● Stated problem
Repeat every record below exactly, leaving out the pictures.

(Plotting code records)
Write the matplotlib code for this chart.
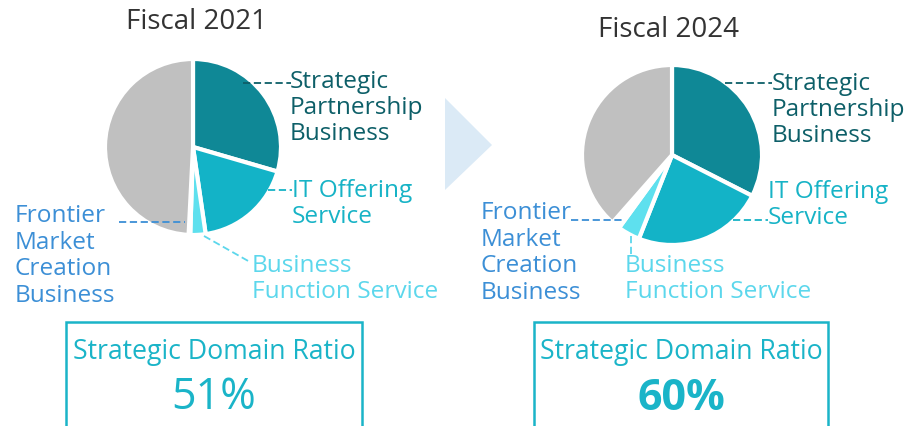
import matplotlib
matplotlib.use("Agg")
import matplotlib.pyplot as plt
from matplotlib.patches import Polygon, Rectangle

plt.rcParams['font.family'] = ['Open Sans', 'DejaVu Sans']

W, H = 907, 426

# shares (percent), clockwise from 12 o'clock
segments = ["Strategic Partnership Business", "IT Offering Service",
            "Business Function Service", "Frontier Market Creation Business", "Other"]
share_2021 = [29.5, 18.2, 2.8, 0.3, 49.2]
share_2024 = [32.5, 23.5, 4.0, 1.5, 38.5]
ratio_2021 = "51%"
ratio_2024 = "60%"

slice_colors = ["#0f8896", "#13b3c7", "#5ee0ee", "#ffffff", "#c0c0c0"]
label_colors = {"sp": "#0d5f68", "it": "#17b3c6", "bf": "#5cd7ec", "fr": "#3c8fd6"}
box_color = "#1ab4c8"

fig = plt.figure(figsize=(W / 100, H / 100), dpi=100)
ax = fig.add_axes([0, 0, 1, 1])


def Y(y):
    return H - y


def draw_pie(vals, cx, cy, r):
    ax.pie(vals, colors=slice_colors, startangle=90, counterclock=False,
           center=(cx, Y(cy)), radius=r,
           wedgeprops=dict(edgecolor="white", linewidth=3))


def lead(pts, color):
    xs = [p[0] for p in pts]
    ys = [Y(p[1]) for p in pts]
    ax.plot(xs, ys, color=color, lw=1.3, ls=(0, (4, 2)))


def label(x, y, txt, color):
    ax.text(x, Y(y), txt, color=color, fontsize=17.6, ha="left", va="center",
            linespacing=1.13)


# ---- Fiscal 2021 ----
draw_pie(share_2021, 193, 147, 88)
ax.text(197, Y(22), "Fiscal 2021", fontsize=20, ha="center", va="center", color="#333333")
lead([(243, 83), (291, 83)], label_colors["sp"])
label(290, 108, "Strategic\nPartnership\nBusiness", label_colors["sp"])
lead([(268, 190), (292, 190)], label_colors["it"])
label(292, 204, "IT Offering\nService", label_colors["it"])
lead([(204, 236), (250, 262)], label_colors["bf"])
label(252, 279, "Business\nFunction Service", label_colors["bf"])
lead([(119, 222), (185, 222)], label_colors["fr"])
label(15, 256, "Frontier\nMarket\nCreation\nBusiness", label_colors["fr"])

# ---- Fiscal 2024 ----
draw_pie(share_2024, 672, 155, 90)
ax.text(668, Y(30), "Fiscal 2024", fontsize=20, ha="center", va="center", color="#333333")
lead([(725, 83), (772, 83)], label_colors["sp"])
label(772, 110, "Strategic\nPartnership\nBusiness", label_colors["sp"])
lead([(733, 220), (768, 220)], label_colors["it"])
label(768, 205, "IT Offering\nService", label_colors["it"])
lead([(631, 236), (631, 256)], label_colors["bf"])
label(625, 279, "Business\nFunction Service", label_colors["bf"])
lead([(571, 220), (625, 220)], label_colors["fr"])
label(481, 253, "Frontier\nMarket\nCreation\nBusiness", label_colors["fr"])

# arrow between the years
ax.add_patch(Polygon([(445, Y(98)), (445, Y(190)), (492, Y(145))],
                     closed=True, facecolor="#dbeaf6", edgecolor="none"))

# ratio boxes (open at the bottom, cut by the figure edge)
for x0, x1, cx, txt, wt in [(66, 362, 214, ratio_2021, "normal"),
                            (534, 828, 681, ratio_2024, "bold")]:
    ax.add_patch(Rectangle((x0, Y(440)), x1 - x0, 440 - 322, fill=False,
                           edgecolor=box_color, lw=1.8))
    ax.text(cx, Y(352), "Strategic Domain Ratio", color=box_color, fontsize=19.2,
            ha="center", va="center")
    ax.text(cx, Y(398), txt, color=box_color, fontsize=31, ha="center",
            va="center", fontweight=wt)

ax.set_xlim(0, W)
ax.set_ylim(0, H)
ax.set_aspect("auto")
ax.axis("off")

fig.savefig("out.png", dpi=100)
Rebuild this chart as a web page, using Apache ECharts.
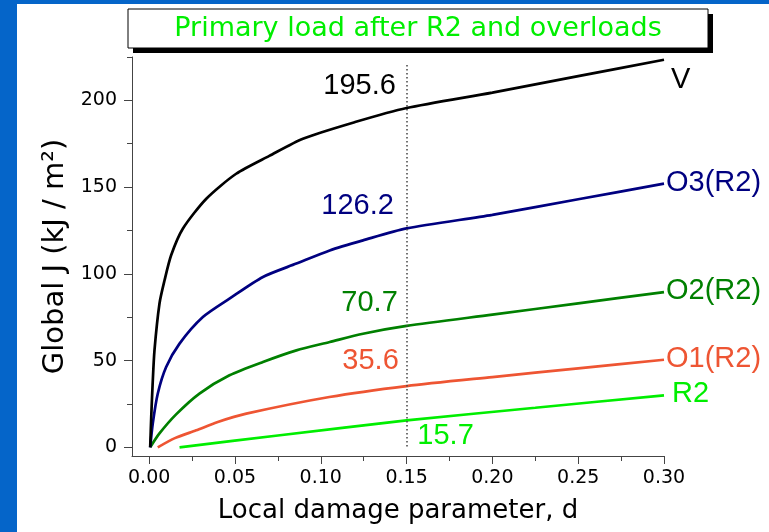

● Exercise answer
Write the matplotlib code for this chart.
import matplotlib
matplotlib.use("Agg")
import matplotlib.pyplot as plt
from matplotlib.patches import Polygon, Rectangle

plt.rcParams['font.family'] = ['Open Sans', 'DejaVu Sans']

W, H = 907, 426

# shares (percent), clockwise from 12 o'clock
segments = ["Strategic Partnership Business", "IT Offering Service",
            "Business Function Service", "Frontier Market Creation Business", "Other"]
share_2021 = [29.5, 18.2, 2.8, 0.3, 49.2]
share_2024 = [32.5, 23.5, 4.0, 1.5, 38.5]
ratio_2021 = "51%"
ratio_2024 = "60%"

slice_colors = ["#0f8896", "#13b3c7", "#5ee0ee", "#ffffff", "#c0c0c0"]
label_colors = {"sp": "#0d5f68", "it": "#17b3c6", "bf": "#5cd7ec", "fr": "#3c8fd6"}
box_color = "#1ab4c8"

fig = plt.figure(figsize=(W / 100, H / 100), dpi=100)
ax = fig.add_axes([0, 0, 1, 1])


def Y(y):
    return H - y


def draw_pie(vals, cx, cy, r):
    ax.pie(vals, colors=slice_colors, startangle=90, counterclock=False,
           center=(cx, Y(cy)), radius=r,
           wedgeprops=dict(edgecolor="white", linewidth=3))


def lead(pts, color):
    xs = [p[0] for p in pts]
    ys = [Y(p[1]) for p in pts]
    ax.plot(xs, ys, color=color, lw=1.3, ls=(0, (4, 2)))


def label(x, y, txt, color):
    ax.text(x, Y(y), txt, color=color, fontsize=17.6, ha="left", va="center",
            linespacing=1.13)


# ---- Fiscal 2021 ----
draw_pie(share_2021, 193, 147, 88)
ax.text(197, Y(22), "Fiscal 2021", fontsize=20, ha="center", va="center", color="#333333")
lead([(243, 83), (291, 83)], label_colors["sp"])
label(290, 108, "Strategic\nPartnership\nBusiness", label_colors["sp"])
lead([(268, 190), (292, 190)], label_colors["it"])
label(292, 204, "IT Offering\nService", label_colors["it"])
lead([(204, 236), (250, 262)], label_colors["bf"])
label(252, 279, "Business\nFunction Service", label_colors["bf"])
lead([(119, 222), (185, 222)], label_colors["fr"])
label(15, 256, "Frontier\nMarket\nCreation\nBusiness", label_colors["fr"])

# ---- Fiscal 2024 ----
draw_pie(share_2024, 672, 155, 90)
ax.text(668, Y(30), "Fiscal 2024", fontsize=20, ha="center", va="center", color="#333333")
lead([(725, 83), (772, 83)], label_colors["sp"])
label(772, 110, "Strategic\nPartnership\nBusiness", label_colors["sp"])
lead([(733, 220), (768, 220)], label_colors["it"])
label(768, 205, "IT Offering\nService", label_colors["it"])
lead([(631, 236), (631, 256)], label_colors["bf"])
label(625, 279, "Business\nFunction Service", label_colors["bf"])
lead([(571, 220), (625, 220)], label_colors["fr"])
label(481, 253, "Frontier\nMarket\nCreation\nBusiness", label_colors["fr"])

# arrow between the years
ax.add_patch(Polygon([(445, Y(98)), (445, Y(190)), (492, Y(145))],
                     closed=True, facecolor="#dbeaf6", edgecolor="none"))

# ratio boxes (open at the bottom, cut by the figure edge)
for x0, x1, cx, txt, wt in [(66, 362, 214, ratio_2021, "normal"),
                            (534, 828, 681, ratio_2024, "bold")]:
    ax.add_patch(Rectangle((x0, Y(440)), x1 - x0, 440 - 322, fill=False,
                           edgecolor=box_color, lw=1.8))
    ax.text(cx, Y(352), "Strategic Domain Ratio", color=box_color, fontsize=19.2,
            ha="center", va="center")
    ax.text(cx, Y(398), txt, color=box_color, fontsize=31, ha="center",
            va="center", fontweight=wt)

ax.set_xlim(0, W)
ax.set_ylim(0, H)
ax.set_aspect("auto")
ax.axis("off")

fig.savefig("out.png", dpi=100)
Rebuild this chart as a web page, using Apache ECharts.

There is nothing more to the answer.